* **STATED GOAL**
Write out the material exactly, without any of its pictures.

------------------------

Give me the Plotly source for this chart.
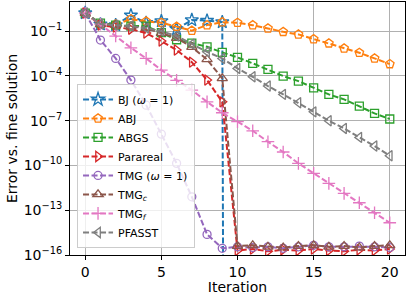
import plotly.graph_objects as go

iterations = list(range(21))

# log10 of the error
bj_log = [0.21, -0.55, -0.6, 0.05, -0.45, -0.33, -0.87, -0.26, -0.3, -0.4]
bj_exact_iter = 10          # error becomes exactly 0 -> plotted as tiny value
abj_log = [0.21, -0.55, -0.55, -0.2, -0.35, -0.44, -0.7, -0.97, -0.6, -0.4, -0.44,
           -0.6, -0.82, -1.05, -1.22, -1.54, -1.82, -2.16, -2.45, -2.83, -3.21]
abgs_log = [0.21, -0.46, -0.6, -0.66, -0.66, -1.1, -1.58, -1.8, -2.05, -2.43, -2.76,
            -3.16, -3.57, -4.01, -4.35, -4.80, -5.24, -5.57, -6.02, -6.51, -6.89]
parareal_log = [0.21, -0.6, -0.73, -0.87, -1.13, -1.67, -2.27, -3.08, -4.28, -5.74,
                -15.7, -15.6, -15.75, -15.65, -15.7, -15.6, -15.7, -15.75, -15.65, -15.7, -15.6]
tmg_log = [0.21, -1.60, -2.83, -4.28, -5.96, -7.90, -9.86, -12.10, -14.62, -15.55,
           -15.45, -15.5, -15.45, -15.55, -15.45, -15.35, -15.45, -15.45, -15.4, -15.45, -15.5]
tmgc_log = [0.21, -0.55, -0.6, -0.7, -0.8, -1.13, -1.47, -2.07, -2.90, -4.17,
            -15.4, -15.35, -15.45, -15.5, -15.4, -15.35, -15.45, -15.4, -15.5, -15.4, -15.35]
tmgf_log = [0.21, -0.53, -1.33, -2.12, -2.83, -3.61, -4.3, -4.95, -5.74, -6.47, -7.07,
            -7.68, -8.41, -9.1, -9.86, -10.53, -11.20, -11.87, -12.50, -13.17, -13.84]
pfasst_log = [0.21, -0.53, -0.6, -0.66, -0.8, -1.0, -1.33, -1.87, -2.39, -2.83, -3.50,
              -4.06, -4.68, -5.24, -5.80, -6.41, -7.01, -7.52, -8.12, -8.70, -9.35]

y_tick_exp = [-16, -13, -10, -7, -4, -1]
x_tick_vals = [0, 5, 10, 15, 20]

def to_val(logs):
    return [10 ** v for v in logs]

series = [
    ("BJ (<i>ω</i> = 1)", list(range(len(bj_log))) + [bj_exact_iter], to_val(bj_log) + [1e-300],
     "#1f77b4", "star-open", 10),
    ("ABJ", iterations, to_val(abj_log), "#ff7f0e", "pentagon-open", 9),
    ("ABGS", iterations, to_val(abgs_log), "#2ca02c", "square-open", 8),
    ("Parareal", iterations, to_val(parareal_log), "#d62728", "triangle-right-open", 9),
    ("TMG (<i>ω</i> = 1)", iterations, to_val(tmg_log), "#9467bd", "circle-open", 8),
    ("TMG<sub><i>c</i></sub>", iterations, to_val(tmgc_log), "#8c564b", "triangle-up-open", 9),
    ("TMG<sub><i>f</i></sub>", iterations, to_val(tmgf_log), "#e377c2", "cross-thin-open", 9),
    ("PFASST", iterations, to_val(pfasst_log), "#7f7f7f", "triangle-left-open", 9),
]

fig = go.Figure()
for name, xs, ys, color, sym, size in series:
    fig.add_trace(go.Scatter(
        x=xs, y=ys, name=name, mode="lines+markers",
        line=dict(color=color, width=2, dash="6px,2.5px"),
        marker=dict(symbol=sym, size=size, color=color, line=dict(color=color, width=1.3)),
    ))

font = dict(family="DejaVu Sans", size=14, color="black")
fig.update_layout(
    width=407, height=295,
    margin=dict(l=70, r=2, t=2, b=40, autoexpand=False),
    paper_bgcolor="white", plot_bgcolor="white",
    font=font,
    showlegend=True,
    legend=dict(
        x=0.021, y=0.028, xanchor="left", yanchor="bottom",
        bgcolor="rgba(255,255,255,0.8)", bordercolor="#cccccc", borderwidth=1,
        font=dict(family="DejaVu Sans", size=11, color="black"),
        tracegroupgap=0, itemwidth=30,
    ),
)
fig.update_xaxes(
    range=[-1.0, 21.0], tickvals=x_tick_vals, ticks="outside", ticklen=4, tickcolor="black",
    showgrid=True, gridcolor="#b0b0b0", gridwidth=1, zeroline=False,
    showline=True, linecolor="black", linewidth=1, mirror=True, automargin=False,
    title=dict(text="Iteration", standoff=0, font=font), tickfont=font,
)
fig.update_yaxes(
    type="log", range=[-16, 0.95],
    tickvals=[10 ** e for e in y_tick_exp],
    ticktext=["10<sup>−%d</sup>" % (-e) for e in y_tick_exp],
    ticks="outside", ticklen=4, tickcolor="black",
    showgrid=True, gridcolor="#b0b0b0", gridwidth=1, zeroline=False,
    showline=True, linecolor="black", linewidth=1, mirror=True, automargin=False,
    title=dict(text="Error vs. fine solution", standoff=2, font=font), tickfont=font,
)

fig.write_html("out.html", config={"displayModeBar": False},
               post_script="document.body.style.margin='0px';document.body.style.overflow='hidden';")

------------------------

* **FULL ANSWER**
Give me the Plotly source for this chart.
import plotly.graph_objects as go

iterations = list(range(21))

# log10 of the error
bj_log = [0.21, -0.55, -0.6, 0.05, -0.45, -0.33, -0.87, -0.26, -0.3, -0.4]
bj_exact_iter = 10          # error becomes exactly 0 -> plotted as tiny value
abj_log = [0.21, -0.55, -0.55, -0.2, -0.35, -0.44, -0.7, -0.97, -0.6, -0.4, -0.44,
           -0.6, -0.82, -1.05, -1.22, -1.54, -1.82, -2.16, -2.45, -2.83, -3.21]
abgs_log = [0.21, -0.46, -0.6, -0.66, -0.66, -1.1, -1.58, -1.8, -2.05, -2.43, -2.76,
            -3.16, -3.57, -4.01, -4.35, -4.80, -5.24, -5.57, -6.02, -6.51, -6.89]
parareal_log = [0.21, -0.6, -0.73, -0.87, -1.13, -1.67, -2.27, -3.08, -4.28, -5.74,
                -15.7, -15.6, -15.75, -15.65, -15.7, -15.6, -15.7, -15.75, -15.65, -15.7, -15.6]
tmg_log = [0.21, -1.60, -2.83, -4.28, -5.96, -7.90, -9.86, -12.10, -14.62, -15.55,
           -15.45, -15.5, -15.45, -15.55, -15.45, -15.35, -15.45, -15.45, -15.4, -15.45, -15.5]
tmgc_log = [0.21, -0.55, -0.6, -0.7, -0.8, -1.13, -1.47, -2.07, -2.90, -4.17,
            -15.4, -15.35, -15.45, -15.5, -15.4, -15.35, -15.45, -15.4, -15.5, -15.4, -15.35]
tmgf_log = [0.21, -0.53, -1.33, -2.12, -2.83, -3.61, -4.3, -4.95, -5.74, -6.47, -7.07,
            -7.68, -8.41, -9.1, -9.86, -10.53, -11.20, -11.87, -12.50, -13.17, -13.84]
pfasst_log = [0.21, -0.53, -0.6, -0.66, -0.8, -1.0, -1.33, -1.87, -2.39, -2.83, -3.50,
              -4.06, -4.68, -5.24, -5.80, -6.41, -7.01, -7.52, -8.12, -8.70, -9.35]

y_tick_exp = [-16, -13, -10, -7, -4, -1]
x_tick_vals = [0, 5, 10, 15, 20]

def to_val(logs):
    return [10 ** v for v in logs]

series = [
    ("BJ (<i>ω</i> = 1)", list(range(len(bj_log))) + [bj_exact_iter], to_val(bj_log) + [1e-300],
     "#1f77b4", "star-open", 10),
    ("ABJ", iterations, to_val(abj_log), "#ff7f0e", "pentagon-open", 9),
    ("ABGS", iterations, to_val(abgs_log), "#2ca02c", "square-open", 8),
    ("Parareal", iterations, to_val(parareal_log), "#d62728", "triangle-right-open", 9),
    ("TMG (<i>ω</i> = 1)", iterations, to_val(tmg_log), "#9467bd", "circle-open", 8),
    ("TMG<sub><i>c</i></sub>", iterations, to_val(tmgc_log), "#8c564b", "triangle-up-open", 9),
    ("TMG<sub><i>f</i></sub>", iterations, to_val(tmgf_log), "#e377c2", "cross-thin-open", 9),
    ("PFASST", iterations, to_val(pfasst_log), "#7f7f7f", "triangle-left-open", 9),
]

fig = go.Figure()
for name, xs, ys, color, sym, size in series:
    fig.add_trace(go.Scatter(
        x=xs, y=ys, name=name, mode="lines+markers",
        line=dict(color=color, width=2, dash="6px,2.5px"),
        marker=dict(symbol=sym, size=size, color=color, line=dict(color=color, width=1.3)),
    ))

font = dict(family="DejaVu Sans", size=14, color="black")
fig.update_layout(
    width=407, height=295,
    margin=dict(l=70, r=2, t=2, b=40, autoexpand=False),
    paper_bgcolor="white", plot_bgcolor="white",
    font=font,
    showlegend=True,
    legend=dict(
        x=0.021, y=0.028, xanchor="left", yanchor="bottom",
        bgcolor="rgba(255,255,255,0.8)", bordercolor="#cccccc", borderwidth=1,
        font=dict(family="DejaVu Sans", size=11, color="black"),
        tracegroupgap=0, itemwidth=30,
    ),
)
fig.update_xaxes(
    range=[-1.0, 21.0], tickvals=x_tick_vals, ticks="outside", ticklen=4, tickcolor="black",
    showgrid=True, gridcolor="#b0b0b0", gridwidth=1, zeroline=False,
    showline=True, linecolor="black", linewidth=1, mirror=True, automargin=False,
    title=dict(text="Iteration", standoff=0, font=font), tickfont=font,
)
fig.update_yaxes(
    type="log", range=[-16, 0.95],
    tickvals=[10 ** e for e in y_tick_exp],
    ticktext=["10<sup>−%d</sup>" % (-e) for e in y_tick_exp],
    ticks="outside", ticklen=4, tickcolor="black",
    showgrid=True, gridcolor="#b0b0b0", gridwidth=1, zeroline=False,
    showline=True, linecolor="black", linewidth=1, mirror=True, automargin=False,
    title=dict(text="Error vs. fine solution", standoff=2, font=font), tickfont=font,
)

fig.write_html("out.html", config={"displayModeBar": False},
               post_script="document.body.style.margin='0px';document.body.style.overflow='hidden';")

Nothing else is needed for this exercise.